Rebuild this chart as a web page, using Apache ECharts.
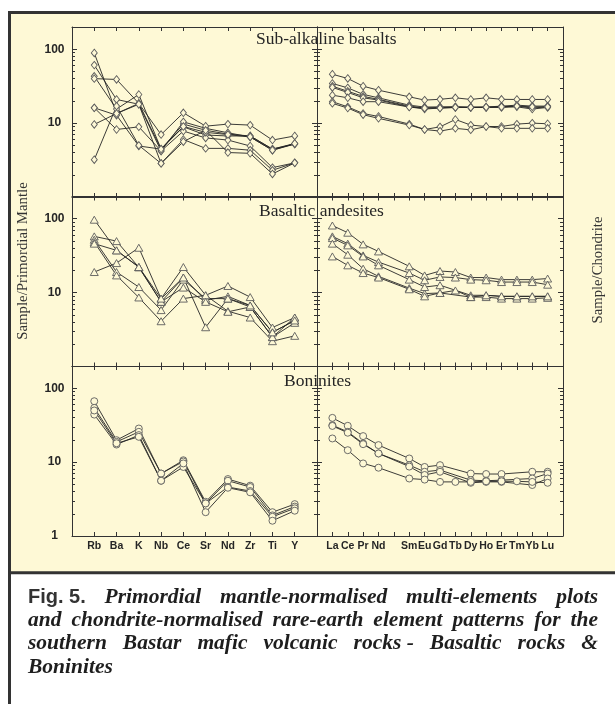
<!DOCTYPE html>
<html>
<head>
<meta charset="utf-8">
<script src="https://cdn.jsdelivr.net/npm/echarts@6/dist/echarts.min.js"></script>
<style>
  html, body { margin: 0; padding: 0; background: #ffffff; }
  #chart { width: 615px; height: 704px; }
</style>
</head>
<body>
<div id="chart"></div>
<script>
// Element order on the horizontal axes
const traceElements = ['Rb', 'Ba', 'K', 'Nb', 'Ce', 'Sr', 'Nd', 'Zr', 'Ti', 'Y'];
// Rare-earth elements; the Pm slot keeps its tick but has no label or data
const reeElements = ['La', 'Ce', 'Pr', 'Nd', '', 'Sm', 'Eu', 'Gd', 'Tb', 'Dy', 'Ho', 'Er', 'Tm', 'Yb', 'Lu'];

// Log-axis ticks
const yMajorTicks = [1, 10, 100];
const yMinorTicks = [2, 3, 4, 5, 6, 7, 8, 9, 20, 30, 40, 50, 60, 70, 80, 90];

const panelTitles = ['Sub-alkaline basalts', 'Basaltic andesites', 'Boninites'];

// Sub-alkaline basalts: sample / primordial mantle
const subAlkalineTrace = [
  [89, 13.5, 18.5, 4.45, 9.7, 8.0, 7.1, 6.7, 4.45, 5.3],
  [61, 20.9, 18.0, 4.2, 10.4, 8.5, 7.4, 6.5, 4.3, 5.2],
  [43, 15.5, 24.4, 4.45, 8.9, 6.9, 6.7, 6.7, 4.45, 5.2],
  [40, 39, 18.5, 7.0, 13.8, 9.1, 9.7, 9.4, 5.9, 6.7],
  [16.1, 8.2, 8.9, 4.2, 7.8, 6.3, 5.9, 4.9, 2.5, 2.9],
  [16.1, 12.8, 4.9, 4.45, 9.0, 7.5, 7.0, 6.5, 4.3, 5.3],
  [9.6, 13.5, 18.0, 2.85, 6.0, 4.55, 4.55, 4.3, 2.3, 2.9],
  [3.2, 17, 5.0, 2.85, 5.6, 8.0, 4.0, 3.9, 2.05, 2.9]
];
// Sub-alkaline basalts: sample / chondrite
const subAlkalineRee = [
  [45.9, 40.2, 31.6, 27.9, null, 22.7, 20.5, 21.0, 22.0, 20.9, 22.0, 21.0, 20.9, 20.9, 20.9],
  [34.4, 30, 24.5, 22, null, 17.5, 16.5, 16.6, 16.6, 16.5, 16.5, 17, 17.5, 17, 17],
  [31.6, 27, 23, 21, null, 17, 16, 16.3, 16.6, 16.3, 16.3, 16.6, 17, 16, 16.6],
  [30.4, 26, 22, 20.5, null, 16.6, 15.5, 16, 16.3, 16.3, 16.3, 16.3, 16.6, 15.5, 16.3],
  [23.9, 22, 19.5, 19.5, null, 16.5, 16, 16, 16.3, 16.3, 16.5, 16.6, 17, 16.6, 16.6],
  [19.5, 16.6, 13.5, 12.3, null, 9.7, 8.2, 8.9, 11.2, 9.4, 9.0, 9.0, 9.7, 10.0, 9.8],
  [18.5, 16.0, 13.0, 11.6, null, 9.4, 8.2, 7.8, 8.5, 8.1, 9.0, 8.5, 8.5, 8.5, 8.5]
];

// Basaltic andesites
const andesiteTrace = [
  [97, 37.3, 22.2, 8.3, 22.2, 9.2, 12.3, 8.7, 3.37, 4.6],
  [57.7, 49.8, 22.0, 7.5, 16.0, 7.9, 8.9, 6.7, 2.9, 4.2],
  [52, 19, 11.9, 5.8, 15, 8.3, 8.3, 6.4, 2.5, 3.9],
  [48.3, 17.1, 8.6, 4.1, 8.3, 9.2, 5.6, 4.6, 2.2, 2.6],
  [46, 37.3, 22.2, 7.5, 11.7, 7.5, 5.5, 6.4, 2.5, 4.6],
  [19, 25.1, 40.5, 8.3, 16, 3.4, 8.3, 6.7, 2.9, 4.2]
];
const andesiteRee = [
  [81, 64.7, 45, 36.1, null, 22.7, 17.1, 19.6, 19, 16, 16, 15, 15, 15, 15.5],
  [57.7, 46, 31.9, 25.9, null, 18.4, 14.7, 16.3, 16, 15, 14.7, 13.9, 13.9, 13.9, 12.8],
  [54.7, 43.6, 30.9, 23.4, null, 15, 11.9, 12.6, null, 9.2, 9.2, 8.9, 8.9, 8.9, 8.9],
  [46, 32.6, 21.1, 16.6, null, 11.5, 9.7, 9.9, 10.7, 8.7, 8.7, 8.3, 8.3, 8.3, 8.5],
  [30.9, 23.4, 18.4, 16, null, 11.1, 8.9, 9.9, null, 8.7, 9.2, 8.9, 8.9, 8.9, 8.9]
];

// Boninites
const boniniteTrace = [
  [66.7, 19.8, 28.5, 7.0, 10.6, 2.9, 5.9, 4.8, 2.1, 2.7],
  [54.2, 18.8, 25.7, 7.0, 10.2, 2.76, 5.6, 4.6, 1.9, 2.5],
  [44, 17.3, 23.2, 5.6, 8.6, 2.76, 4.6, 4.06, 1.82, 2.37],
  [50, 18, 22, 5.6, 9.6, 2.1, 4.5, 3.9, 1.61, 2.2]
];
const boniniteRee = [
  [39.7, 31, 22.5, 17, null, 11.2, 8.6, 9.1, null, 7.0, 6.9, 6.9, null, 7.4, 7.4],
  [31.6, 25.7, 17.9, 13.1, null, 9.1, 7.4, 7.8, null, 5.7, 5.6, 5.7, null, 6.0, 7.0],
  [30.9, 25.0, 17.5, 13.1, null, 8.7, 6.7, 7.4, null, 5.25, 5.4, 5.4, null, 4.9, 6.0],
  [20.9, 14.5, 9.6, 8.4, null, 6.0, 5.8, 5.4, 5.4, 5.4, 5.5, 5.5, 5.5, 5.4, 5.25]
];

const captionLines = [
  ['Fig. 5.', 'Primordial', 'mantle-normalised', 'multi-elements', 'plots'],
  ['and', 'chondrite-normalised', 'rare-earth', 'element', 'patterns', 'for', 'the'],
  ['southern', 'Bastar', 'mafic', 'volcanic', 'rocks -', 'Basaltic', 'rocks', '&'],
  ['Boninites']
];

// ---- styling and layout ----
const CREAM = '#fef9d6';
const INK = '#262626';
const FRAME = '#333333';
const SANS = "'Liberation Sans', Arial, sans-serif";
const SERIF = "'Liberation Serif', 'Times New Roman', serif";

const panelTops = [27, 196.5, 366];
const panelHeight = 170;
const columns = [
  { left: 72, width: 245, names: traceElements },
  { left: 317, width: 246, names: reeElements }
];
const rows = [
  { trace: subAlkalineTrace, ree: subAlkalineRee, symbol: 'diamond', size: [6, 7.5] },
  { trace: andesiteTrace, ree: andesiteRee, symbol: 'triangle', size: [8, 7] },
  { trace: boniniteTrace, ree: boniniteRee, symbol: 'circle', size: 7 }
];

const grid = [], xAxis = [], yAxis = [], series = [];

rows.forEach((row, r) => {
  columns.forEach((col, c) => {
    const g = grid.length;
    grid.push({ left: col.left, top: panelTops[r], width: col.width, height: panelHeight });

    const tickVals = col.names.map((_, i) => i);
    const line = { show: true, onZero: false, lineStyle: { color: FRAME, width: 1 } };
    const xBase = {
      type: 'value', gridIndex: g, min: -1, max: col.names.length,
      splitLine: { show: false }, axisLine: line,
      axisTick: { show: true, inside: true, length: 4, customValues: tickVals, lineStyle: { color: FRAME, width: 1 } }
    };
    xAxis.push(Object.assign({}, xBase, {
      position: 'bottom',
      axisLabel: r === 2 ? {
        show: true, customValues: tickVals, formatter: v => col.names[v] || '',
        fontFamily: SANS, fontWeight: 'bold', fontSize: 10.5, color: INK, margin: 5
      } : { show: false }
    }));
    xAxis.push(Object.assign({}, xBase, { position: 'top', axisLabel: { show: false } }));

    const yBase = {
      type: 'log', logBase: 10, gridIndex: g, min: 1, max: 200,
      splitLine: { show: false }, axisLabel: { show: false }
    };
    const major = { show: true, inside: true, length: 5, customValues: yMajorTicks, lineStyle: { color: FRAME, width: 1 } };
    const minor = { show: true, inside: true, length: 3, customValues: yMinorTicks, lineStyle: { color: FRAME, width: 1 } };
    const yIndex = yAxis.length;
    yAxis.push(Object.assign({}, yBase, {
      position: 'left', axisLine: line, axisTick: major,
      axisLabel: c === 0 ? {
        show: true, customValues: r === 2 ? yMajorTicks : yMajorTicks.filter(v => v > 1),
        fontFamily: SANS, fontWeight: 'bold', fontSize: 12, color: INK, align: 'center', margin: 17.5
      } : { show: false }
    }));
    yAxis.push(Object.assign({}, yBase, { position: 'left', axisLine: { show: false, onZero: false }, axisTick: minor }));
    yAxis.push(Object.assign({}, yBase, { position: 'right', axisLine: line, axisTick: major }));
    yAxis.push(Object.assign({}, yBase, { position: 'right', axisLine: { show: false, onZero: false }, axisTick: minor }));

    const samples = c === 0 ? row.trace : row.ree;
    samples.forEach(values => {
      series.push({
        type: 'line', xAxisIndex: g * 2, yAxisIndex: yIndex,
        data: values.map((v, i) => [i, v]).filter(p => p[1] != null),
        symbol: row.symbol, symbolSize: row.size, showSymbol: true,
        lineStyle: { color: INK, width: 0.9 },
        itemStyle: { color: CREAM, borderColor: '#5c5c5c', borderWidth: 0.9 },
        emphasis: { disabled: true }, silent: true, z: 3
      });
    });
  });
});

// ---- frame, titles and caption ----
const graphic = [
  { type: 'rect', z: -100, shape: { x: 9.5, y: 12.5, width: 700, height: 560.3 },
    style: { fill: CREAM, stroke: FRAME, lineWidth: 3 } },
  { type: 'line', z: -100, shape: { x1: 9.5, y1: 572, x2: 9.5, y2: 710 },
    style: { stroke: FRAME, lineWidth: 3 } }
];

const titlePos = [[256, 39], [259, 211.5], [284, 381]];
panelTitles.forEach((t, i) => {
  graphic.push({ type: 'text', z: 50, x: titlePos[i][0], y: titlePos[i][1],
    style: { text: t, fontFamily: SERIF, fontSize: 17.5, fill: INK, align: 'left', verticalAlign: 'middle' } });
});

graphic.push({ type: 'text', z: 50, x: 23, y: 261, rotation: Math.PI / 2,
  style: { text: 'Sample/Primordial Mantle', fontFamily: SERIF, fontSize: 14.8, fill: '#333', align: 'center', verticalAlign: 'middle' } });
graphic.push({ type: 'text', z: 50, x: 598, y: 270, rotation: Math.PI / 2,
  style: { text: 'Sample/Chondrite', fontFamily: SERIF, fontSize: 14.7, fill: '#333', align: 'center', verticalAlign: 'middle' } });

// Justified caption: words are measured and spread across the column
const measureCtx = document.createElement('canvas').getContext('2d');
const capFont = { fontFamily: SERIF, fontStyle: 'italic', fontWeight: 'bold', fontSize: 21.5 };
const figFont = { fontFamily: SANS, fontWeight: 'bold', fontSize: 20 };
function cssFont(f) { return (f.fontStyle || 'normal') + ' ' + f.fontWeight + ' ' + f.fontSize + 'px ' + f.fontFamily; }
function widthOf(text, f) { measureCtx.font = cssFont(f); return measureCtx.measureText(text).width; }

const capLeft = 28, capRight = 598, capY = [597, 620.3, 643.6, 667];
captionLines.forEach((words, li) => {
  const fonts = words.map((w, wi) => (li === 0 && wi === 0) ? figFont : capFont);
  const widths = words.map((w, wi) => widthOf(w, fonts[wi]));
  const total = widths.reduce((a, b) => a + b, 0);
  const last = li === captionLines.length - 1;
  const gap = (last || words.length < 2) ? widthOf(' ', capFont) : (capRight - capLeft - total) / (words.length - 1);
  let x = capLeft;
  words.forEach((w, wi) => {
    graphic.push({ type: 'text', z: 50, x: x, y: capY[li],
      style: Object.assign({ text: w, fill: (li === 0 && wi === 0) ? '#333' : '#1e1e1e', align: 'left', verticalAlign: 'middle' }, fonts[wi]) });
    x += widths[wi] + gap;
  });
});

const chart = echarts.init(document.getElementById('chart'), null, { renderer: 'canvas' });
chart.setOption({
  backgroundColor: '#ffffff',
  animation: false,
  grid: grid,
  xAxis: xAxis,
  yAxis: yAxis,
  series: series,
  graphic: graphic
});
</script>
</body>
</html>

------------------------------

Could the lines from the top of the material through the line with "70, 80, 90];" be repeated exactly, pictures left out?

Rebuild this chart as a web page, using Apache ECharts.
<!DOCTYPE html>
<html>
<head>
<meta charset="utf-8">
<script src="https://cdn.jsdelivr.net/npm/echarts@6/dist/echarts.min.js"></script>
<style>
  html, body { margin: 0; padding: 0; background: #ffffff; }
  #chart { width: 615px; height: 704px; }
</style>
</head>
<body>
<div id="chart"></div>
<script>
// Element order on the horizontal axes
const traceElements = ['Rb', 'Ba', 'K', 'Nb', 'Ce', 'Sr', 'Nd', 'Zr', 'Ti', 'Y'];
// Rare-earth elements; the Pm slot keeps its tick but has no label or data
const reeElements = ['La', 'Ce', 'Pr', 'Nd', '', 'Sm', 'Eu', 'Gd', 'Tb', 'Dy', 'Ho', 'Er', 'Tm', 'Yb', 'Lu'];

// Log-axis ticks
const yMajorTicks = [1, 10, 100];
const yMinorTicks = [2, 3, 4, 5, 6, 7, 8, 9, 20, 30, 40, 50, 60, 70, 80, 90];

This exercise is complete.